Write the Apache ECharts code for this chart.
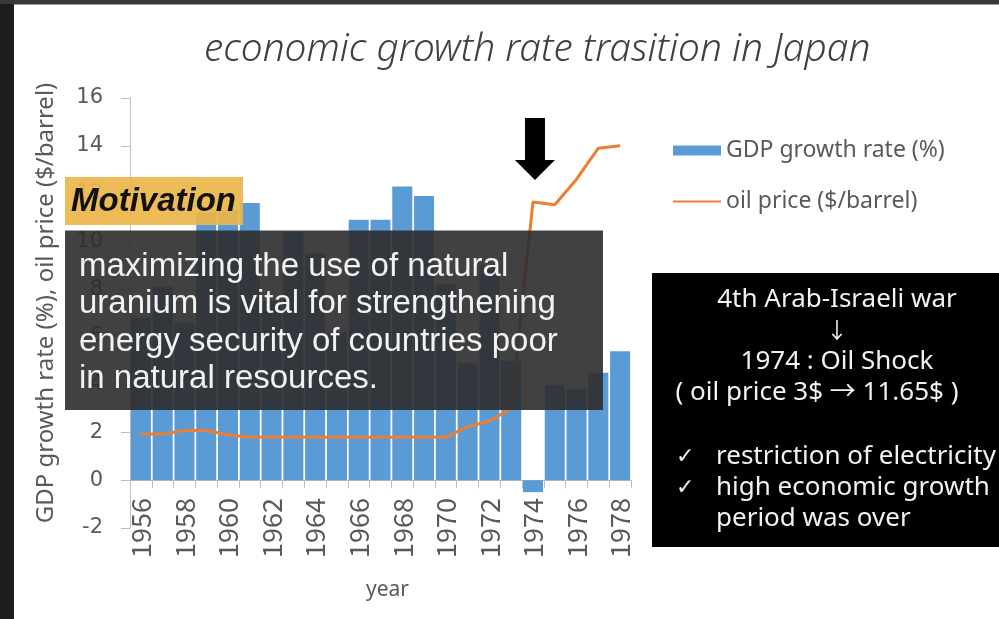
<!DOCTYPE html>
<html>
<head>
<meta charset="utf-8">
<script src="https://cdn.jsdelivr.net/npm/echarts@6/dist/echarts.min.js"></script>
<style>
  html, body { margin: 0; padding: 0; background: #ffffff; }
  #chart { width: 999px; height: 619px; }
</style>
</head>
<body>
<div id="chart"></div>
<script>
// Years shown on the category axis
const years = ['1956', '1957', '1958', '1959', '1960', '1961', '1962', '1963',
  '1964', '1965', '1966', '1967', '1968', '1969', '1970', '1971', '1972',
  '1973', '1974', '1975', '1976', '1977', '1978'];

// Real GDP growth rate of Japan (%)
const gdpGrowth = [6.8, 8.1, 6.6, 11.2, 11.3, 11.6, 7.5, 10.4, 9.5, 6.2,
  10.9, 10.9, 12.3, 11.9, 8.2, 4.9, 9.0, 5.0, -0.5, 4.0, 3.8, 4.5, 5.4];

// Crude oil price ($/barrel)
const oilPrice = [1.93, 1.93, 2.08, 2.08, 1.90, 1.80, 1.80, 1.80, 1.80, 1.80,
  1.80, 1.80, 1.80, 1.80, 1.80, 2.24, 2.48, 3.0, 11.65, 11.53, 12.6, 13.9, 14.0];

// Value axis ticks
const yMin = -2, yMax = 16, yStep = 2;

const seriesNames = ['GDP growth rate (%)', 'oil price ($/barrel)'];

const chart = echarts.init(document.getElementById('chart'), null, { renderer: 'canvas' });

const axisGray = '#bfbfbf';
const textGray = '#595959';
const uiFont = '"Noto Sans", "Noto Sans CJK JP", sans-serif';
const numFont = '"Noto Sans CJK JP", "Noto Sans", sans-serif';

chart.setOption({
  backgroundColor: '#ffffff',
  animation: false,
  title: {
    text: 'economic growth rate trasition in Japan',
    left: 204,
    top: 31,
    padding: 0,
    textStyle: {
      fontFamily: uiFont,
      fontSize: 38.8,
      fontStyle: 'italic',
      fontWeight: 300,
      color: '#404040'
    }
  },
  legend: {
    orient: 'vertical',
    left: 672,
    top: 139,
    padding: 0,
    itemWidth: 48,
    itemHeight: 10,
    itemGap: 28,
    textStyle: { fontFamily: uiFont, fontSize: 23, color: textGray },
    data: [
      { name: seriesNames[0], icon: 'rect' },
      { name: seriesNames[1], itemStyle: { opacity: 0 } }
    ]
  },
  grid: { left: 130, right: 368, top: 98, bottom: 91, containLabel: false, outerBoundsMode: 'none' },
  xAxis: {
    type: 'category',
    data: years,
    boundaryGap: true,
    axisLine: { onZero: true, lineStyle: { color: axisGray, width: 1 } },
    axisTick: { show: true, interval: 0, length: 8, lineStyle: { color: axisGray } },
    axisLabel: {
      interval: 1,
      rotate: 90,
      margin: -30,
      fontFamily: numFont,
      fontSize: 27,
      color: textGray
    },
    name: 'year',
    nameLocation: 'middle',
    nameGap: 52,
    nameTextStyle: { fontFamily: uiFont, fontSize: 21, color: textGray, padding: [0, 0, 0, 14] }
  },
  yAxis: {
    type: 'value',
    min: yMin,
    max: yMax,
    interval: yStep,
    axisLine: { show: true, lineStyle: { color: axisGray, width: 1 } },
    axisTick: { show: true, length: 9, lineStyle: { color: axisGray } },
    splitLine: { show: false },
    axisLabel: { margin: 27, fontFamily: '"DejaVu Sans", sans-serif', fontSize: 21, color: textGray },
    name: 'GDP growth rate (%), oil price ($/barrel)',
    nameLocation: 'middle',
    nameGap: 72,
    nameRotate: 90,
    nameTextStyle: { fontFamily: uiFont, fontSize: 24, color: textGray, padding: [0, 0, 0, 20] }
  },
  series: [
    {
      name: seriesNames[0],
      type: 'bar',
      data: gdpGrowth,
      barCategoryGap: '8%',
      itemStyle: { color: '#5b9bd5' }
    },
    {
      name: seriesNames[1],
      type: 'line',
      data: oilPrice,
      showSymbol: false,
      symbol: 'none',
      smooth: false,
      lineStyle: { color: '#ed7d31', width: 3 },
      itemStyle: { color: '#ed7d31' }
    }
  ]
});

// Annotation layer drawn over the chart
const arrowX = chart.convertToPixel({ xAxisIndex: 0 }, '1974') + 2;
const textFont = '"Noto Sans", "Noto Sans CJK JP", sans-serif';
const noteFont = '26px ' + textFont;

chart.setOption({
  graphic: [
    // slide frame
    { type: 'rect', z: 200, shape: { x: 0, y: 0, width: 14, height: 619 }, style: { fill: '#1d1d1d' } },
    { type: 'rect', z: 200, shape: { x: 0, y: 0, width: 999, height: 4 }, style: { fill: '#383838' } },
    { type: 'rect', z: 200, shape: { x: 14, y: 4, width: 985, height: 1 }, style: { fill: '#a0a0a0' } },

    // "Motivation" tag
    { type: 'rect', z: 200, shape: { x: 65, y: 177, width: 178, height: 48 },
      style: { fill: 'rgba(236,181,74,0.92)' } },
    { type: 'text', z: 201, x: 71, y: 202,
      style: { text: 'Motivation', font: 'italic bold 33px "Liberation Sans", Arial, sans-serif',
        fill: '#111111', textVerticalAlign: 'middle' } },

    // motivation statement
    { type: 'rect', z: 200, shape: { x: 65, y: 230.5, width: 538, height: 179.5 },
      style: { fill: 'rgba(44,44,44,0.9)' } },
    { type: 'text', z: 201, x: 79, y: 248,
      style: {
        text: 'maximizing the use of natural\nuranium is vital for strengthening\nenergy security of countries poor\nin natural resources.',
        font: '33px "Liberation Sans", Arial, sans-serif',
        lineHeight: 37.5,
        fill: '#f2f2f2'
      } },

    // oil shock note
    { type: 'rect', z: 200, shape: { x: 652, y: 273, width: 360, height: 274 }, style: { fill: '#000000' } },
    { type: 'text', z: 201, x: 837, y: 300,
      style: { text: '4th Arab-Israeli war', font: noteFont, fill: '#f2f2f2', textAlign: 'center', textVerticalAlign: 'middle' } },
    { type: 'text', z: 201, x: 837, y: 330,
      style: { text: '↓', font: '22px "Noto Sans CJK JP", sans-serif', fill: '#f2f2f2', textAlign: 'center', textVerticalAlign: 'middle' } },
    { type: 'text', z: 201, x: 837, y: 362,
      style: { text: '1974 : Oil Shock', font: noteFont, fill: '#f2f2f2', textAlign: 'center', textVerticalAlign: 'middle' } },
    { type: 'text', z: 201, x: 817, y: 393,
      style: { text: '( oil price 3$ → 11.65$ )', font: noteFont, fill: '#f2f2f2', textAlign: 'center', textVerticalAlign: 'middle' } },
    { type: 'text', z: 201, x: 676, y: 457,
      style: { text: '✓', font: '22px "DejaVu Sans", sans-serif', fill: '#f2f2f2', textVerticalAlign: 'middle' } },
    { type: 'text', z: 201, x: 676, y: 488,
      style: { text: '✓', font: '22px "DejaVu Sans", sans-serif', fill: '#f2f2f2', textVerticalAlign: 'middle' } },
    { type: 'text', z: 201, x: 716, y: 457,
      style: { text: 'restriction of electricity', font: noteFont, fill: '#f2f2f2', textVerticalAlign: 'middle' } },
    { type: 'text', z: 201, x: 716, y: 488,
      style: { text: 'high economic growth', font: noteFont, fill: '#f2f2f2', textVerticalAlign: 'middle' } },
    { type: 'text', z: 201, x: 716, y: 519,
      style: { text: 'period was over', font: noteFont, fill: '#f2f2f2', textVerticalAlign: 'middle' } },

    // arrow pointing at 1974
    { type: 'polygon', z: 200,
      shape: { points: [
        [arrowX - 10, 118], [arrowX + 10, 118], [arrowX + 10, 160], [arrowX + 20, 160],
        [arrowX, 180], [arrowX - 20, 160], [arrowX - 10, 160]
      ] },
      style: { fill: '#000000' } }
  ]
});
</script>
</body>
</html>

==============================

• **Short problem**
Restate only the lines running from the start of the material above through the line containing "3.8, 4.5, 5.4];", ends included. No pictures.

• **Answer to this problem**
Write the Apache ECharts code for this chart.
<!DOCTYPE html>
<html>
<head>
<meta charset="utf-8">
<script src="https://cdn.jsdelivr.net/npm/echarts@6/dist/echarts.min.js"></script>
<style>
  html, body { margin: 0; padding: 0; background: #ffffff; }
  #chart { width: 999px; height: 619px; }
</style>
</head>
<body>
<div id="chart"></div>
<script>
// Years shown on the category axis
const years = ['1956', '1957', '1958', '1959', '1960', '1961', '1962', '1963',
  '1964', '1965', '1966', '1967', '1968', '1969', '1970', '1971', '1972',
  '1973', '1974', '1975', '1976', '1977', '1978'];

// Real GDP growth rate of Japan (%)
const gdpGrowth = [6.8, 8.1, 6.6, 11.2, 11.3, 11.6, 7.5, 10.4, 9.5, 6.2,
  10.9, 10.9, 12.3, 11.9, 8.2, 4.9, 9.0, 5.0, -0.5, 4.0, 3.8, 4.5, 5.4];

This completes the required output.